** Challenge **
Return precisely the span of lines from the top of the material below to the line containing "const maxLabelValue = 2250;", both included. Pictures are excluded.

═════ Records for this task

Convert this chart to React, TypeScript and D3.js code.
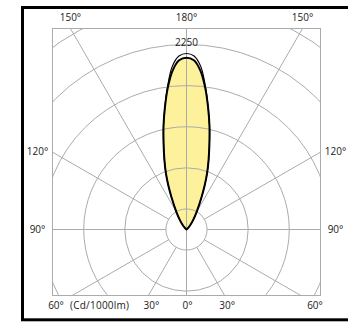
import React from "react";
import * as d3 from "d3";

// ---- data ----
const gammaDeg = [0, 2.5, 5, 7.5, 10, 12.5, 15, 17.5, 20, 22.5, 25, 30, 35, 40, 45, 50, 55];
const intensityC0 = [2090, 2060, 1940, 1740, 1510, 1290, 1075, 895, 735, 575, 430, 245, 140, 75, 32, 10, 0];
const intensityC90 = [2140, 2112, 1990, 1760, 1515, 1295, 1080, 899, 737, 577, 431, 246, 140, 75, 32, 10, 0];
const ringValues = [250, 750, 1250, 1750, 2250, 2750];
const spokeAngles = [30, 60, 90, 120, 150];
const topLabels = ["150°", "180°", "150°"];
const sideLabels = ["120°", "90°"];
const bottomLabels = ["60°", "(Cd/1000lm)", "30°", "0°", "30°", "60°"];
const maxLabel = "2250";
const maxLabelValue = 2250;

// ---- layout ----
const W = 348;
const H = 322;
const plot = { left: 52.5, top: 28.5, right: 320.5, bottom: 295.5 };
const cx = 186.5;
const cy = 229.5;
const gridColor = "#ababab";
const textColor = "#1a1a1a";
const fillColor = "#fdf19b";
const font = "'Open Sans', 'Noto Sans', sans-serif";

export default function App() {
  const r = d3.scaleLinear().domain([0, 2250]).range([0, 185]);
  const rad = (deg: number) => (deg * Math.PI) / 180;

  const buildPts = (vals: number[]): [number, number][] => {
    const pts: [number, number][] = [];
    for (let i = gammaDeg.length - 1; i >= 1; i--) pts.push([-rad(gammaDeg[i]), r(vals[i])]);
    for (let i = 0; i < gammaDeg.length; i++) pts.push([rad(gammaDeg[i]), r(vals[i])]);
    return pts;
  };
  const radial = d3
    .lineRadial<[number, number]>()
    .angle((d) => d[0])
    .radius((d) => d[1])
    .curve(d3.curveCatmullRomClosed.alpha(0.5));
  const pathC0 = radial(buildPts(intensityC0)) || "";
  const pathC90 = radial(buildPts(intensityC90)) || "";

  // spokes: chart angle phi measured from downward vertical
  const spokes: { x1: number; y1: number; x2: number; y2: number }[] = [];
  spokeAngles.forEach((phi) => {
    [-1, 1].forEach((s) => {
      const dx = s * Math.sin(rad(phi));
      const dy = Math.cos(rad(phi));
      const r0 = r(ringValues[0]);
      spokes.push({ x1: cx + dx * r0, y1: cy + dy * r0, x2: cx + dx * 600, y2: cy + dy * 600 });
    });
  });

  const t30 = Math.tan(rad(30));
  const topY = 21;
  const topX = [cx - (cy - plot.top) * t30, cx, cx + (cy - plot.top) * t30];
  const sideY = [cy - (cx - plot.left) * t30 + 2.5, cy + 3.5];
  const bottomY = 309;
  const bottomX = [56, 99.5, cx - (plot.bottom - cy) * t30 + 3, cx + 1, cx + (plot.bottom - cy) * t30 + 2.5, 315];

  return (
    <svg
      width={W}
      height={H}
      style={{ position: "absolute", left: 0, top: 0, background: "#fff" }}
      fontFamily={font}
    >
      <defs>
        <clipPath id="plotClip">
          <rect x={plot.left} y={plot.top} width={plot.right - plot.left} height={plot.bottom - plot.top} />
        </clipPath>
      </defs>
      <rect x={0} y={0} width={W} height={H} fill="#fff" />
      {/* outer frame */}
      <rect x={22.5} y={7.5} width={420} height={312.3} fill="none" stroke="#000" strokeWidth={3} />

      {/* beam fill */}
      <path d={pathC0} transform={`translate(${cx},${cy})`} fill={fillColor} stroke="none" />

      {/* grid */}
      <g clipPath="url(#plotClip)" stroke={gridColor} strokeWidth={1} fill="none">
        {ringValues.map((v) => (
          <circle key={v} cx={cx} cy={cy} r={r(v)} />
        ))}
        {spokes.map((s, i) => (
          <line key={i} x1={s.x1} y1={s.y1} x2={s.x2} y2={s.y2} />
        ))}
        <line x1={cx} y1={plot.top} x2={cx} y2={plot.bottom} />
      </g>
      <rect
        x={plot.left}
        y={plot.top}
        width={plot.right - plot.left}
        height={plot.bottom - plot.top}
        fill="none"
        stroke={gridColor}
        strokeWidth={1}
      />

      {/* curves */}
      <path d={pathC90} transform={`translate(${cx},${cy})`} fill="none" stroke="#000" strokeWidth={1.1} />
      <path d={pathC0} transform={`translate(${cx},${cy})`} fill="none" stroke="#000" strokeWidth={2} strokeLinejoin="round" />

      {/* labels */}
      <g fontSize={10} fill={textColor} textAnchor="middle">
        {topLabels.map((t, i) => (
          <text key={"t" + i} x={topX[i]} y={topY}>
            {t}
          </text>
        ))}
        {sideLabels.map((t, i) => (
          <React.Fragment key={"s" + i}>
            <text x={37.5} y={sideY[i]}>
              {t}
            </text>
            <text x={335.5} y={sideY[i]}>
              {t}
            </text>
          </React.Fragment>
        ))}
        {bottomLabels.map((t, i) =>
          i === 1 ? (
            <text key={"b" + i} x={bottomX[i]} y={bottomY} textLength={59} lengthAdjust="spacing">
              {t}
            </text>
          ) : (
            <text key={"b" + i} x={bottomX[i]} y={bottomY}>
              {t}
            </text>
          )
        )}
        <text x={cx} y={cy - r(maxLabelValue) + 1}>
          {maxLabel}
        </text>
      </g>
    </svg>
  );
}
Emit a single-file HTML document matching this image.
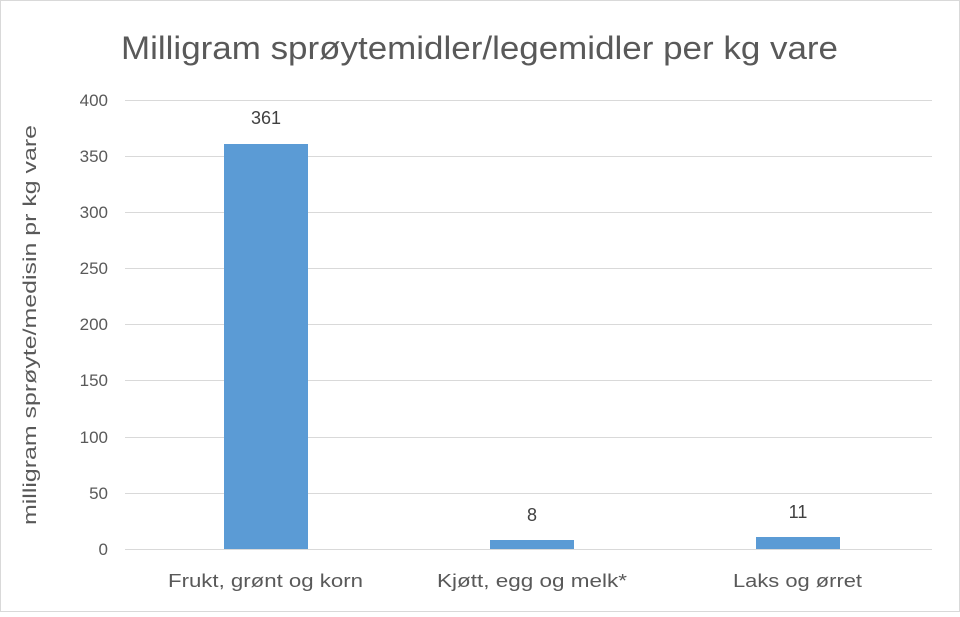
<!DOCTYPE html>
<html><head><meta charset="utf-8"><style>
html,body{margin:0;padding:0;background:#fff}
body{width:960px;height:612px;overflow:hidden}
</style></head><body>
<svg width="960" height="612" xmlns="http://www.w3.org/2000/svg" font-family="Liberation Sans, sans-serif">
<rect x="0.5" y="0.5" width="959" height="611" fill="#fff" stroke="#d9d9d9"/>
<text x="121" y="59" font-size="32" fill="#595959" textLength="717" lengthAdjust="spacingAndGlyphs">Milligram sprøytemidler/legemidler per kg vare</text>
<g stroke="#d9d9d9" stroke-width="1">
<line x1="125" x2="932" y1="100.5" y2="100.5"/>
<line x1="125" x2="932" y1="156.5" y2="156.5"/>
<line x1="125" x2="932" y1="212.5" y2="212.5"/>
<line x1="125" x2="932" y1="268.5" y2="268.5"/>
<line x1="125" x2="932" y1="324.5" y2="324.5"/>
<line x1="125" x2="932" y1="380.5" y2="380.5"/>
<line x1="125" x2="932" y1="437.5" y2="437.5"/>
<line x1="125" x2="932" y1="493.5" y2="493.5"/>
<line x1="125" x2="932" y1="549.5" y2="549.5"/>
</g>
<g font-size="17" fill="#595959" text-anchor="end">
<text x="108" y="106">400</text><text x="108" y="162">350</text><text x="108" y="218">300</text>
<text x="108" y="274">250</text><text x="108" y="330">200</text><text x="108" y="386">150</text>
<text x="108" y="443">100</text><text x="108" y="499">50</text><text x="108" y="555">0</text>
</g>
<text transform="translate(36,525) rotate(-90)" font-size="18" fill="#595959" textLength="400" lengthAdjust="spacingAndGlyphs">milligram sprøyte/medisin pr kg vare</text>
<g fill="#5b9bd5">
<rect x="224" y="144" width="84" height="405"/>
<rect x="490" y="540" width="84" height="9"/>
<rect x="756" y="537" width="84" height="12"/>
</g>
<g font-size="18" fill="#404040" text-anchor="middle">
<text x="266" y="124">361</text><text x="532" y="521">8</text><text x="798" y="518">11</text>
</g>
<g font-size="18" fill="#595959">
<text x="168" y="587" textLength="195" lengthAdjust="spacingAndGlyphs">Frukt, grønt og korn</text>
<text x="437" y="587" textLength="190" lengthAdjust="spacingAndGlyphs">Kjøtt, egg og melk*</text>
<text x="733" y="587" textLength="129" lengthAdjust="spacingAndGlyphs">Laks og ørret</text>
</g>
</svg>
</body></html>
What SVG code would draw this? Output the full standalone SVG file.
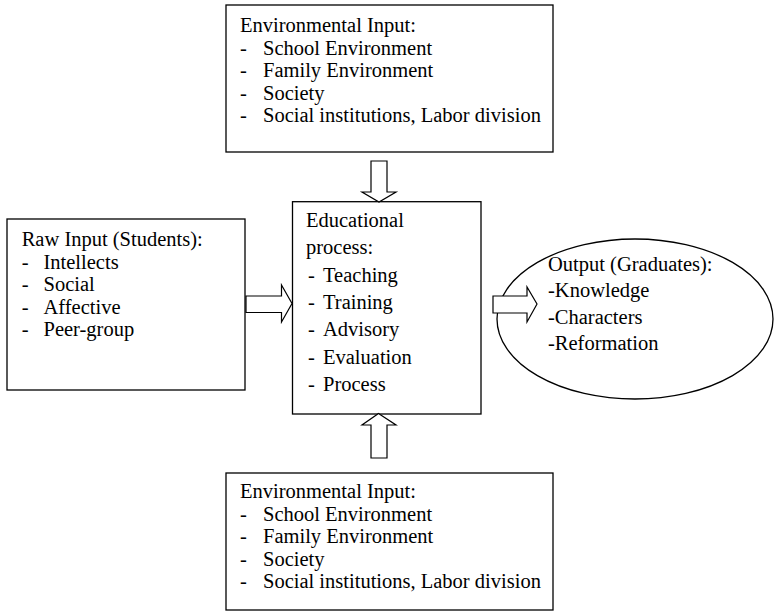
<svg xmlns="http://www.w3.org/2000/svg" width="774" height="615" viewBox="0 0 774 615">
<style>
.box{fill:#fff;stroke:#000;stroke-width:1.3}
.arr{fill:#fff;stroke:#000;stroke-width:1.2;stroke-linejoin:miter}
text{font-family:'Liberation Serif','Tinos','Times New Roman','DejaVu Serif','Noto Serif',serif;font-size:20.5px;fill:#000}
</style>
<rect width="774" height="615" fill="#fff"/>
<g id="env-top">
<rect class="box" x="226" y="5" width="327" height="147"/>
<text x="240" y="32">Environmental Input:</text>
<text x="240" y="54.5">-</text><text x="263" y="54.5">School Environment</text>
<text x="240" y="77">-</text><text x="263" y="77">Family Environment</text>
<text x="240" y="99.5">-</text><text x="263" y="99.5">Society</text>
<text x="240" y="122">-</text><text x="263" y="122">Social institutions, Labor division</text>
</g>
<g id="raw-input">
<rect class="box" x="7" y="219" width="238" height="171"/>
<text x="21.7" y="246">Raw Input (Students):</text>
<text x="21.7" y="268.5">-</text><text x="43.5" y="268.5">Intellects</text>
<text x="21.7" y="291">-</text><text x="43.5" y="291">Social</text>
<text x="21.7" y="313.5">-</text><text x="43.5" y="313.5">Affective</text>
<text x="21.7" y="336">-</text><text x="43.5" y="336">Peer-group</text>
</g>
<g id="edu-process">
<rect class="box" x="292.5" y="201.7" width="188.5" height="212.3"/>
<text x="306" y="227">Educational</text>
<text x="306" y="254.3">process:</text>
<text x="308" y="281.6">-</text><text x="323" y="281.6">Teaching</text>
<text x="308" y="309">-</text><text x="323" y="309">Training</text>
<text x="308" y="336.2">-</text><text x="323" y="336.2">Advisory</text>
<text x="308" y="363.5">-</text><text x="323" y="363.5">Evaluation</text>
<text x="308" y="390.8">-</text><text x="323" y="390.8">Process</text>
</g>
<g id="output">
<ellipse class="box" cx="635" cy="319" rx="138" ry="80"/>
<text x="548" y="270.5">Output (Graduates):</text>
<text x="548" y="297">-Knowledge</text>
<text x="548" y="323.5">-Characters</text>
<text x="548" y="350">-Reformation</text>
</g>
<g id="env-bottom">
<rect class="box" x="226" y="473" width="327" height="137"/>
<text x="240" y="498">Environmental Input:</text>
<text x="240" y="520.5">-</text><text x="263" y="520.5">School Environment</text>
<text x="240" y="543">-</text><text x="263" y="543">Family Environment</text>
<text x="240" y="565.5">-</text><text x="263" y="565.5">Society</text>
<text x="240" y="588">-</text><text x="263" y="588">Social institutions, Labor division</text>
</g>
<g id="connectors">
<polygon class="arr" points="371,161 387,161 387,192 396,192 379,202 362,192 371,192"/>
<polygon class="arr" points="246,296 281.5,296 281.5,285 292,303.5 281.5,322 281.5,312.5 246,312.5"/>
<polygon class="arr" points="493,296 527,296 527,287 537,304 527,322 527,313 493,313"/>
<polygon class="arr" points="378.5,413.5 396,425 387,425 387,458 371,458 371,425 362,425"/>
</g>
</svg>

══════════

** Result for this task **
Convert this chart to React, TypeScript and D3.js code.
import React from "react";
import * as d3 from "d3";

// ---- data ----
const gammaDeg = [0, 2.5, 5, 7.5, 10, 12.5, 15, 17.5, 20, 22.5, 25, 30, 35, 40, 45, 50, 55];
const intensityC0 = [2090, 2060, 1940, 1740, 1510, 1290, 1075, 895, 735, 575, 430, 245, 140, 75, 32, 10, 0];
const intensityC90 = [2140, 2112, 1990, 1760, 1515, 1295, 1080, 899, 737, 577, 431, 246, 140, 75, 32, 10, 0];
const ringValues = [250, 750, 1250, 1750, 2250, 2750];
const spokeAngles = [30, 60, 90, 120, 150];
const topLabels = ["150°", "180°", "150°"];
const sideLabels = ["120°", "90°"];
const bottomLabels = ["60°", "(Cd/1000lm)", "30°", "0°", "30°", "60°"];
const maxLabel = "2250";
const maxLabelValue = 2250;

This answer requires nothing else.